Are we listening to the music? Or are we only listening to the reputation of its creator?
These were questions that arose time and again earlier this week during the Los Angeles Philharmonic’s Green Umbrella concert featuring the music of Nico Muhly. In the past few years, Muhly, who is just over 30 years old, has emerged as the great white hope of contemporary classical music. Ensembles the world over – most notably the arch-conservative Metropolitan Opera – have been vying for his compositions. His roots in both classical music and pop (he has collaborated with, among other musicians, Philip Glass and Björk) is a marketing team’s dream. He also boasts impressive “street cred” in the classical music world. Not only has Muhly earned much praise from the classical music press, but elder composers have also been unrestrained in their accolades. No less an established figure of American music than John Adams lent his official imprimatur by leading last Tuesday night’s program.
But the impression gained from actually listening to Muhly’s music went contrary to expectations – and the strident hype.
The program’s center of gravity was the composer’s 2007 concerto for electric violin and orchestra, Seeing is Believing. Seeing may indeed have been believing, but listening left quite a few doubts.
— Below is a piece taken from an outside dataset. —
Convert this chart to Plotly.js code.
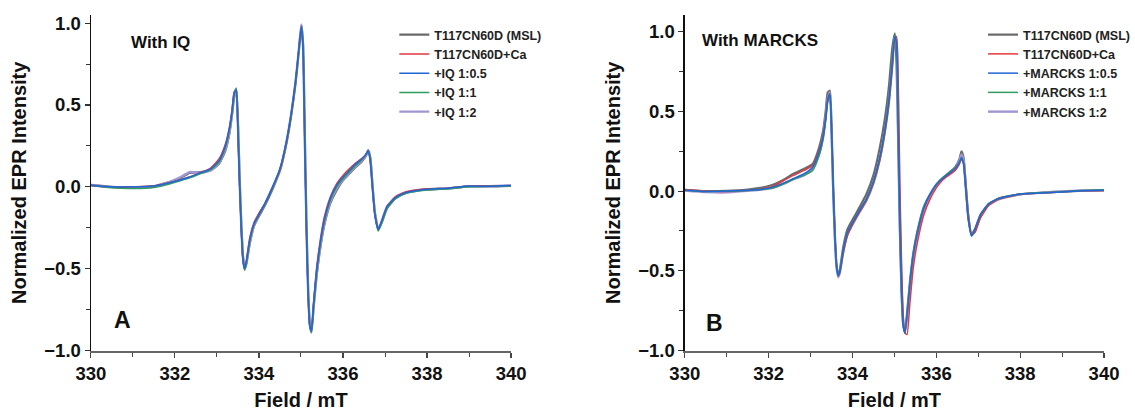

An arabesque-like figure on the electric violin (played by soloist Thomas Gould) which is then electronically looped initiates the composition. The placid mood of the start is rustled by chirping woodwinds (the composer refers to these figures as “insect music”), after which the concerto alternates between sections of meditation and scurrying propulsion. At its close it returns to the music of its opening bars, then fades out.